I've never had a problem with background checks. Nor have I ever had a problem with being asked to pee in a cup. What does drive me batty, though, is having 2 government agencies [County EMS and the Department of Motor Vehicles] both require the exact same background check, but can't share information. This forces the applicant to get not 1, but 2 background checks from the exact same system.


----------



## MizRizQuick (Feb 25, 2008)

Louisiana doesn't require it.  In fact, I've never heard of it.


----------



## MedicDoug (Feb 28, 2008)

JPINFV said:


> I've never had a problem with background checks. Nor have I ever had a problem with being asked to pee in a cup. What does drive me batty, though, is having 2 government agencies [County EMS and the Department of Motor Vehicles] both require the exact same background check, but can't share information. This forces the applicant to get not 1, but 2 background checks from the exact same system.


 There is a move afoot in CA to allow you to specify more than one agency to receive your livescan results (some reasonable number, like 2 or 3). This will require a change in regulation and maybe statute, so the paramedics three generations down the road who come to haul us out of our con-home beds might not have to submit multiple forms and pay multiple fees. BTW, a friend of mine is a substitute high school teacher and she had to do 5 Livescans to be able to teach iin each of the 5 schools in our school district... yikes!


----------



## Sapphyre (Feb 29, 2008)

Yikes on the five live scans for 5 schools, in the same district.  My husband is a sub, and he had to submit one for each district he subs in (at the moment one, but when he started, 2).  They're good for all schools in the district.


----------



## firecoins (Feb 29, 2008)

Why does California do things by county?  New York does a state backround check with your personal information. Although NY licensed securty guards are required to get fingerprinted with only 8 hours of training.


----------



## JPINFV (Feb 29, 2008)

Probably the same reason that we call our Basics [officially, at least] EMT-I's [Roman numeral 1. EMT-Intermediates [which are geographically restricted making them rare] are called EMT-II (2)], tradition. The same question could be asked why places do their things by service [each service has their own medical director and protocols] or region [NY for example].


----------



## VentMedic (Feb 29, 2008)

firecoins said:


> Why does California do things by county?  New York does a state backround check with your personal information. Although NY licensed securty guards are required to get fingerprinted with only 8 hours of training.




California EMSA wanted each county to retain its own governing authority for regulations.  Unfortunately that is what partially created the mess they are in now.  

Many different employers (hotels, restaurants, retail stores, 7-11s etc) can require fingerprinting for their employees prior to hire.  

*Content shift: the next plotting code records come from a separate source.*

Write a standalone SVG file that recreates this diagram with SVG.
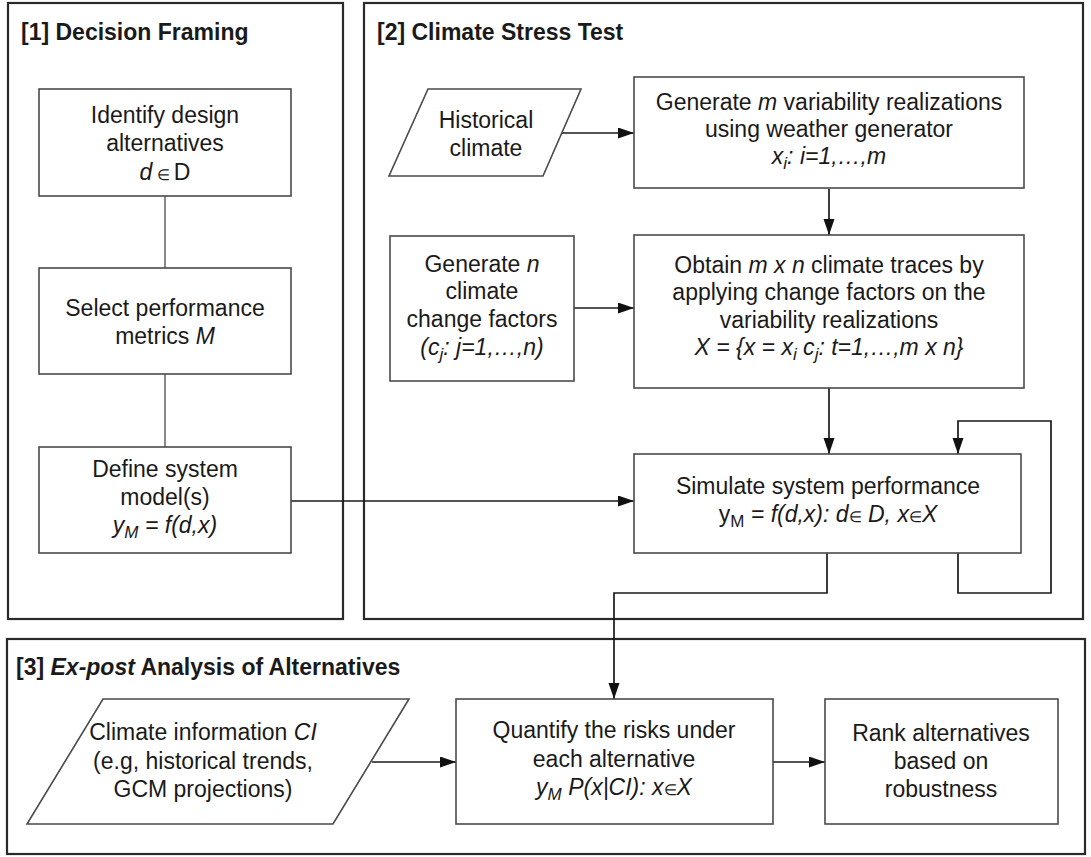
<svg xmlns="http://www.w3.org/2000/svg" width="1091" height="857" viewBox="0 0 1091 857">
  <defs>
    <marker id="arrow" markerUnits="userSpaceOnUse" markerWidth="16" markerHeight="12" refX="16" refY="5.5" orient="auto">
      <path d="M0,0 L16,5.5 L0,11 z" fill="#111"/>
    </marker>
    <style>
      text { font-family: "Liberation Sans", Arial, Helvetica, sans-serif; font-size: 23px; fill: #1a1a1a; }
      .title { font-weight: bold; }
      .c { text-anchor: middle; }
      .i { font-style: italic; }
      .sub { font-size: 17px; }
      .el { font-size: 15px; font-style: normal; }
      .panel { fill: none; stroke: #2a2a2a; stroke-width: 2.2; }
      .box { fill: #fff; stroke: #4a4a4a; stroke-width: 1.6; }
      .link { fill: none; stroke: #1a1a1a; stroke-width: 1.7; }
      .plain { fill: none; stroke: #555; stroke-width: 1.4; }
    </style>
  </defs>
  <rect width="1091" height="857" fill="#fff"/>

  <!-- panel frames -->
  <g id="panel-decision-framing">
    <rect class="panel" x="8" y="3" width="335" height="616"/>
    <text class="title" x="21" y="40">[1] Decision Framing</text>
  </g>
  <g id="panel-stress-test">
    <rect class="panel" x="364" y="3" width="719" height="616"/>
    <text class="title" x="377" y="40">[2] Climate Stress Test</text>
  </g>
  <g id="panel-ex-post">
    <rect class="panel" x="7" y="639" width="1078" height="215"/>
    <text class="title" x="16" y="675">[3] <tspan font-style="italic">Ex-post</tspan> Analysis of Alternatives</text>
  </g>

  <!-- connectors -->
  <g id="connectors">
    <path class="plain" d="M165,196 V268"/>
    <path class="plain" d="M165,374 V447"/>
    <path class="link" d="M561,133 H634" marker-end="url(#arrow)"/>
    <path class="link" d="M829,189 V235" marker-end="url(#arrow)"/>
    <path class="link" d="M574,308 H634" marker-end="url(#arrow)"/>
    <path class="link" d="M829,388 V454" marker-end="url(#arrow)"/>
    <path class="link" d="M291,501 H634" marker-end="url(#arrow)"/>
    <path class="link" d="M958,553 V593 H1051 V421 H958 V454" marker-end="url(#arrow)"/>
    <path class="link" d="M827,553 V593 H614 V699" marker-end="url(#arrow)"/>
    <path class="link" d="M372,762 H456" marker-end="url(#arrow)"/>
    <path class="link" d="M773,762 H825" marker-end="url(#arrow)"/>
  </g>

  <!-- [1] decision framing -->
  <g id="identify-alternatives">
    <rect class="box" x="39" y="89" width="252" height="107"/>
    <text class="c" x="165" y="123">Identify design</text>
    <text class="c" x="165" y="151">alternatives</text>
    <text class="c" x="165" y="180"><tspan class="i">d</tspan><tspan class="el"> ∈ </tspan>D</text>
  </g>
  <g id="select-metrics">
    <rect class="box" x="39" y="268" width="252" height="106"/>
    <text class="c" x="165" y="316">Select performance</text>
    <text class="c" x="165" y="344">metrics <tspan class="i">M</tspan></text>
  </g>
  <g id="define-model">
    <rect class="box" x="39" y="447" width="252" height="106"/>
    <text class="c" x="165" y="477">Define system</text>
    <text class="c" x="165" y="505">model(s)</text>
    <text class="c i" x="165" y="533">y<tspan class="sub" dy="5">M</tspan><tspan dy="-5"> = f(d,x)</tspan></text>
  </g>

  <!-- [2] climate stress test -->
  <g id="historical-climate">
    <polygon class="box" points="428,89 581,89 543,176 389,176"/>
    <text class="c" x="486" y="128">Historical</text>
    <text class="c" x="486" y="156">climate</text>
  </g>
  <g id="variability-realizations">
    <rect class="box" x="634" y="77" width="390" height="111"/>
    <text class="c" x="829" y="110">Generate <tspan class="i">m</tspan> variability realizations</text>
    <text class="c" x="829" y="137">using weather generator</text>
    <text class="c i" x="829" y="164">x<tspan class="sub" dy="5">i</tspan><tspan dy="-5">: i=1,…,m</tspan></text>
  </g>
  <g id="change-factors">
    <rect class="box" x="390" y="236" width="184" height="145"/>
    <text class="c" x="482" y="272">Generate <tspan class="i">n</tspan></text>
    <text class="c" x="482" y="299">climate</text>
    <text class="c" x="482" y="327">change factors</text>
    <text class="c i" x="482" y="355">(c<tspan class="sub" dy="5">j</tspan><tspan dy="-5">: j=1,…,n)</tspan></text>
  </g>
  <g id="climate-traces">
    <rect class="box" x="634" y="235" width="390" height="153"/>
    <text class="c" x="829" y="273">Obtain <tspan class="i">m x n</tspan> climate traces by</text>
    <text class="c" x="829" y="300">applying change factors on the</text>
    <text class="c" x="829" y="328">variability realizations</text>
    <text class="c i" x="829" y="355">X = {x = x<tspan class="sub" dy="5">i</tspan><tspan dy="-5"> c</tspan><tspan class="sub" dy="5">j</tspan><tspan dy="-5">: t=1,…,m x n}</tspan></text>
  </g>
  <g id="simulate-performance">
    <rect class="box" x="634" y="454" width="387" height="99"/>
    <text class="c" x="828" y="494">Simulate system performance</text>
    <text class="c" x="828" y="522">y<tspan class="sub" dy="5">M</tspan><tspan class="i" dy="-5"> = f(d,x): d</tspan><tspan class="el">∈</tspan><tspan class="i"> D, x</tspan><tspan class="el">∈</tspan><tspan class="i">X</tspan></text>
  </g>

  <!-- [3] ex-post analysis -->
  <g id="climate-information">
    <polygon class="box" points="103,699 409,699 333,824 27,824"/>
    <text class="c" x="203" y="740">Climate information <tspan class="i">CI</tspan></text>
    <text class="c" x="203" y="769">(e.g, historical trends,</text>
    <text class="c" x="203" y="797">GCM projections)</text>
  </g>
  <g id="quantify-risks">
    <rect class="box" x="456" y="699" width="317" height="125"/>
    <text class="c" x="614" y="738">Quantify the risks under</text>
    <text class="c" x="614" y="767">each alternative</text>
    <text class="c i" x="614" y="795">y<tspan class="sub" dy="5">M</tspan><tspan dy="-5"> P(x|CI): x</tspan><tspan class="el">∈</tspan><tspan>X</tspan></text>
  </g>
  <g id="rank-alternatives">
    <rect class="box" x="825" y="699" width="233" height="125"/>
    <text class="c" x="941" y="741">Rank alternatives</text>
    <text class="c" x="941" y="769">based on</text>
    <text class="c" x="941" y="797">robustness</text>
  </g>
</svg>
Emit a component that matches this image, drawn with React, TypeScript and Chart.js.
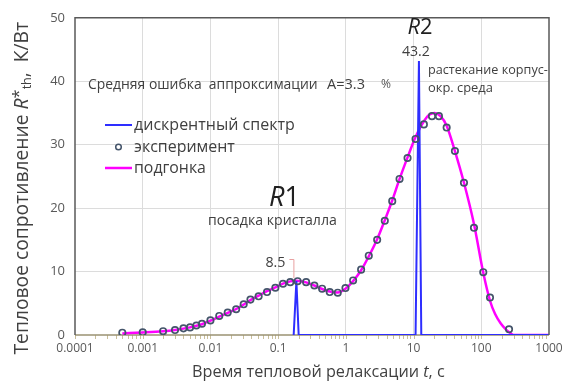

25 years ago for insurance purposes in some parts of the country, EMTs and Drivers were sent to a bonding agency.


----------



## MedicDoug (Mar 1, 2008)

firecoins said:


> Why does California do things by county?  New York does a state backround check with your personal information. Although NY licensed securty guards are required to get fingerprinted with only 8 hours of training.


 I think the California situation is a result of being one of the first states to have a true pre-hospital system, and those systems grew up in separate areas of the state with different medical directors and different situations. And California is a geographically large state with huge variations in population, geography, etc. There are 31 (!) local EMS agencies in the state, each with slightly different protocols and procedures. At this point the only way to fix it would be to blow up the entire system and start over, and nobody has the stomach, political will, or funding to do THAT! I am jealous of medics and EMTs who work in states with statewide certification/licensing, consistent pre-hospital treatment policies, and a strong state presence. True, too, that we just have to be a little bit different out here ;>)


----------



## dreamthis (Nov 15, 2008)

*valiant even though blemished .what county????*

Well let me inform any interested in knowing nremt will not let you take the test if you answer yes to criminal felony convictions past , because if you do take the test , pass and apply in your local county ems agency(california) and they become aware of your past criminal history they will pull/revoke your nremt card /cert or whatever it is they give you and as i was told ,once taken from you cannot be given to you again .I dont know for sure but i was told by a very nice lady at NREMTto be sure a local county agency will hire me w/ my past before i take the nremt test, as to not risk permanetly ruining my chance at becoming an EMT . She unlike a couple of people unfortunatly ive come across on this site , was very understanding to the fact that things happen ,and people do make mistakes in choices and sometimes even though someone may have a blemish can be one of the most caring reliable valiant great person you would ever come across . its not what happens that defines you but how you deal with it .So does any one know of what counties may in california give me that chance ive worked and dreamed so hard for. PLEASE HELP ME ANYONE. Thank you.never give up no matter how hard it may seem .  =)


----------



## firecoins (Nov 15, 2008)

NYS is broken down into regions but it seems ALS protocols change from region to region.  Every medic must pass the state test and than the remac test for each region they may work in.  A medic must follow the protocols for each region which is not particularly difficult to do but it may be a slight hassle.


----------